Can we count on you?  Doing nothing, or assuming the “other guy” will do the work for you, is just as bad as supporting the efforts being made to destroy your rights. 

Stay tuned and watch your in-box.  AzCDL members are automatically subscribed to our Legislative Alerts.  If you are not sure if you are subscribed, go here and sign up.

November 16, 2013

Your emails worked!

The Arizona Daily Star is reporting that, following exposure by AzCDL, Mayor Satish Hiremath of Oro Valley has withdrawn his affiliation with anti-freedom billionaire Michael Bloomberg’s Mayors Against Illegal Guns (MAIG)

We thank everyone responsible for the hundreds of emails that were sent to Mayor Hiremath and the other Arizona MAIG mayors.

June 30, 2013

Update – Show Low Shooting Range.

Once again, the members of AZCDL have made a difference!

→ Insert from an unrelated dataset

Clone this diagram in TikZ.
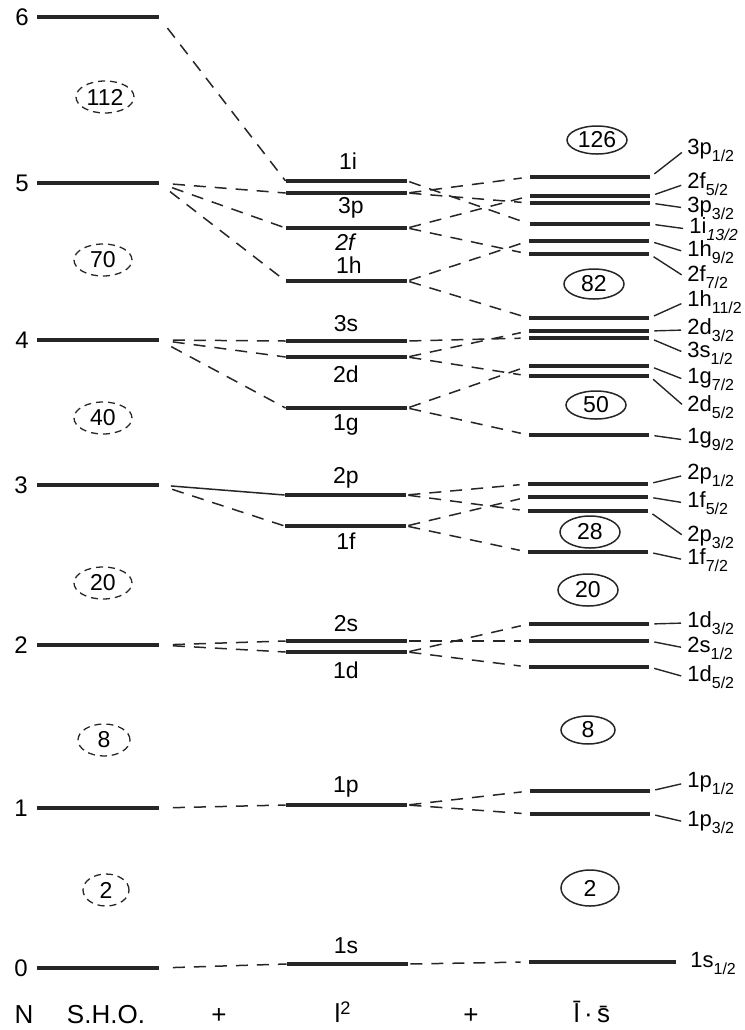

Last June, the White Mountain Shooters Association (WMSA), based in Show Low, asked for your assistance in convincing the Forest Service to allow a shooting range on Forest lands.  You responded with e-mails and letters of support for the project.

We have been informed by WMSA that the Special Use Permit for the range has been authorized!  The positive response to the U.S. Forest Service was so overwhelming that the usual 45 day appeal period was not required and the project will proceed. 

Located just 5 miles outside of Show Low, the plan is to create a public range that is safe, supervised, and clean, compete with overhead cover and restrooms.   More information about the range and future plans can be found at the WMSA website.  The completion of the range will take volunteers, time and money.  Donations are welcome.  WMSA is a 501(c)(3) charitable organization and donations are tax deductible.

WMSA has asked us to thank everyone who took the time to contact the Forest Service to get this project authorized.  You made a big difference!

March 18, 2013

Arizona rated best state for gun owners!

Guns and Ammo magazine recently rated all the states on how they treat the right to bear arms. 
Arizona was rated #1.

States were measured on “gun rights/friendliness to gun owners” by the following criteria:

  • CCW/Open Carry laws.
  • Treatment of “sporting” rifles (ARs, AKs, etc.).
  • Treatment of Class 3/NFA firearms.
  • Castle Doctrine/Stand Your Ground.
  • Miscellaneous issues like restrictions on gun or ammo purchases, magazine capacity, CCW reciprocity, etc.

All you need to do is look at AzCDL’s accomplishments to see why we are rated #1.

We are proud that AzCDL’s efforts, with your support, have garnered this high rating for Arizona from such a prestigious publication.  However, from our perspective there is a lot more that needs to be done to make Arizona truly a free state when it comes to honoring your constitutionally protected right to bear arms.  With your continued support we can achieve that goal.